We've seen how discrete and continuous interactions maintain a distinct separation between interface and content. Likewise, in the concrete family, interactions and content can be isolated from one another. With character interactions the possibilities of engagement are tied to larger, more dynamic issues of theme and history. But in all these cases, the specific interaction techniques can be added after the media is created. In resonant interactions, on the other hand, the technique of interaction is the framework for the whole experience. The interaction scheme must presuppose the production of both the media and the information architecture that holds it.

In resonant interactions, the content changes with the participant's movement or stillness (i.e., the amount of time spent in a particular locale). And manipulations of the media aren't necessarily associated with the visible interface elements. So if there is no visible cursor or control device, the author may choose to supply additional feedback in the form of audio, an animated status area or even text.

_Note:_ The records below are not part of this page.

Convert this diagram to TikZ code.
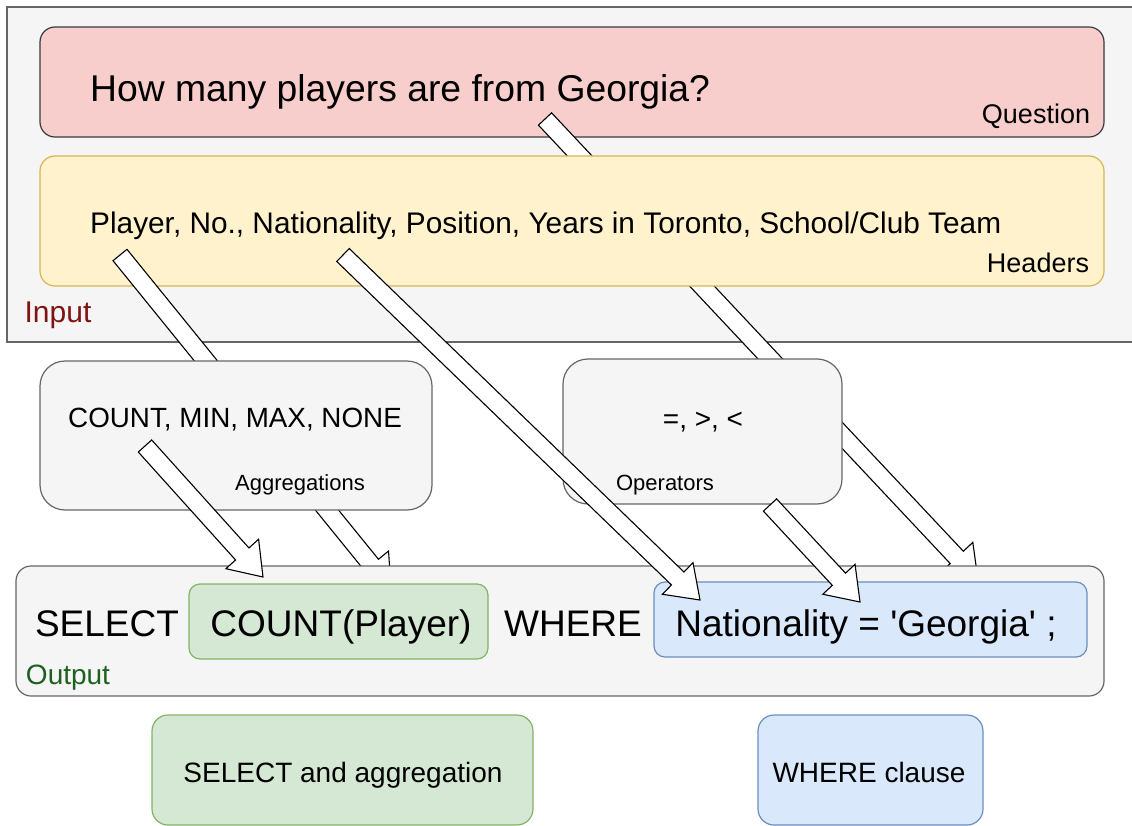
\documentclass[tikz,border=0pt]{standalone}
\usepackage{fontspec}
\setmainfont{Liberation Sans}
\usetikzlibrary{calc, shapes, arrows}
\definecolor{boxgray}{HTML}{F5F5F5}
\definecolor{linegray}{HTML}{666666}
\definecolor{qfill}{HTML}{F8CECC}
\definecolor{qline}{HTML}{36393D}
\definecolor{hfill}{HTML}{FFF2CC}
\definecolor{hline}{HTML}{D6B656}
\definecolor{gfill}{HTML}{D5E8D4}
\definecolor{gline}{HTML}{82B366}
\definecolor{bfill}{HTML}{DAE8FC}
\definecolor{bline}{HTML}{6C8EBF}
\definecolor{indark}{HTML}{7F1414}
\definecolor{outdark}{HTML}{1F5F1F}
\newcommand{\fsz}[1]{\fontsize{#1}{#1}\selectfont}
% box as high as the capitals, so that the node centre is the centre of the capitals
\newcommand{\capbox}[1]{\raisebox{0pt}[0.72em][0pt]{#1}}
\tikzstyle{box} = [rectangle, draw, line width=1.2pt, inner sep=0pt]
\tikzstyle{txt} = [inner sep=0pt]
\tikzstyle{fatarrow} = [draw, fill=white, line width=1.1pt, line join=miter]
% block arrow from tail to tip (shaft 18, head 44 wide and 31 long)
\newcommand{\bigarrow}[2]{%
  \coordinate (#1base) at ($(#2)!31pt!(#1)$);
  \draw[fatarrow] ($(#1)!9pt!90:(#2)$) -- ($(#1base)!9pt!90:(#2)$) -- ($(#1base)!22pt!90:(#2)$) -- (#2)
      -- ($(#1base)!22pt!-90:(#2)$) -- ($(#1base)!9pt!-90:(#2)$) -- ($(#1)!9pt!-90:(#2)$) -- cycle;
}

\begin{document}
\begin{tikzpicture}[x=1pt, y=-1pt]
        \useasboundingbox (0,0) rectangle (1132,826);

        % input part
        \node[box, draw=linegray, fill=boxgray, minimum width=1128, minimum height=335] at (571,174.5) (Input) {};
        \node[txt, text=indark, font=\fsz{30}] at (58,312) (InputLabel) {\capbox{Input}};
        \node[box, draw=qline, fill=qfill, rounded corners=15, minimum width=1064, minimum height=110] at (572,82) (Question) {};
        \node[txt, anchor=west, font=\fsz{37.3}] at (90,88) (QuestionText) {\capbox{How many players are from Georgia?}};
        \node[txt, font=\fsz{27}] at (1036,114) (QuestionLabel) {\capbox{Question}};

        \coordinate (qTail) at (545,119);
        \coordinate (qTip) at (978,580);
        \bigarrow{qTail}{qTip}

        \node[box, draw=hline, fill=hfill, rounded corners=15, minimum width=1064, minimum height=130] at (572,221) (Headers) {};
        \node[txt, anchor=west, font=\fsz{29.8}] at (90,222.5) (HeadersText) {\capbox{Player, No., Nationality, Position, Years in Toronto, School/Club Team}};
        \node[txt, font=\fsz{27}] at (1038,263) (HeadersLabel) {\capbox{Headers}};

        \coordinate (playerTail) at (120,255);
        \coordinate (playerTip) at (391,589);
        \bigarrow{playerTail}{playerTip}

        % aggregations and operators
        \node[box, draw=linegray, fill=boxgray, rounded corners=25, minimum width=392, minimum height=149] at (236,435.5) (Aggregations) {};
        \node[txt, font=\fsz{27.8}] at (235,417.5) (AggText) {\capbox{COUNT, MIN, MAX, NONE}};
        \node[txt, font=\fsz{22}] at (300,483) (AggLabel) {\capbox{Aggregations}};
        \node[box, draw=linegray, fill=boxgray, rounded corners=25, minimum width=279, minimum height=145] at (702.5,431.5) (Operators) {};
        \node[txt, font=\fsz{28}] at (703,418) (OpText) {\capbox{=, >, <}};
        \node[txt, font=\fsz{22}] at (665,483) (OpLabel) {\capbox{Operators}};

        % output part
        \node[box, draw=linegray, fill=boxgray, rounded corners=15, minimum width=1088, minimum height=130] at (560,631) (Output) {};
        \node[txt, font=\fsz{37}] at (107,623) (SelectWord) {\capbox{SELECT}};
        \node[box, draw=gline, fill=gfill, rounded corners=11, minimum width=299, minimum height=75] at (338.5,621.5) (SelectPart) {};
        \node[txt, font=\fsz{37}] at (341,623) (SelectText) {\capbox{COUNT(Player)}};
        \node[txt, font=\fsz{37}] at (573,623) (WhereWord) {\capbox{WHERE}};
        \node[box, draw=bline, fill=bfill, rounded corners=11, minimum width=433, minimum height=75] at (870.5,619.5) (WherePart) {};
        \node[txt, font=\fsz{37}] at (866,623) (WhereText) {\capbox{Nationality = \textquotesingle Georgia\textquotesingle\ ;}};
        \node[txt, text=outdark, font=\fsz{28}] at (68,674) (OutputLabel) {\capbox{Output}};

        \coordinate (natTail) at (343,255);
        \coordinate (natTip) at (700,600);
        \coordinate (opTail) at (770,505);
        \coordinate (opTip) at (860,602);
        \coordinate (countTail) at (145,446);
        \coordinate (countTip) at (263,577);
        \bigarrow{natTail}{natTip}
        \bigarrow{opTail}{opTip}
        \bigarrow{countTail}{countTip}

        % legend
        \node[box, draw=gline, fill=gfill, rounded corners=16, minimum width=381, minimum height=110] at (342.5,770) (SelectLegend) {};
        \node[txt, font=\fsz{28}] at (343,772) (SelectLegendText) {\capbox{SELECT and aggregation}};
        \node[box, draw=bline, fill=bfill, rounded corners=16, minimum width=225, minimum height=110] at (870.5,770) (WhereLegend) {};
        \node[txt, font=\fsz{28}] at (869,772) (WhereLegendText) {\capbox{WHERE clause}};

\end{tikzpicture}
\end{document}
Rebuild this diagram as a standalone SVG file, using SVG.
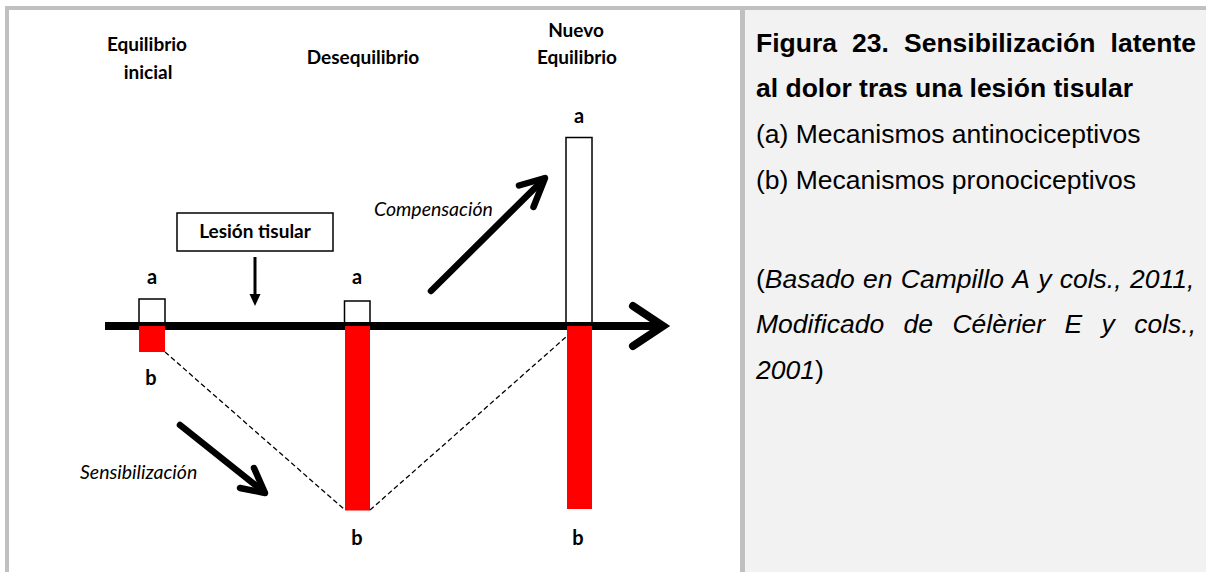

These interactions are inherently more complex than those in the continuous family because the media changes through time. Reversible flow -- the ability to return to the way things were -- isn't required. Pacing is determined by a balance between author and reader, who is invited to be perceptive, mindful and acting on intuition. By listening, attending, waiting, rolling, pressing, expressing and capturing, they may read, watch, hear, experience, express, feel and share. Author and participant are both acting and communicating through the form of the content itself.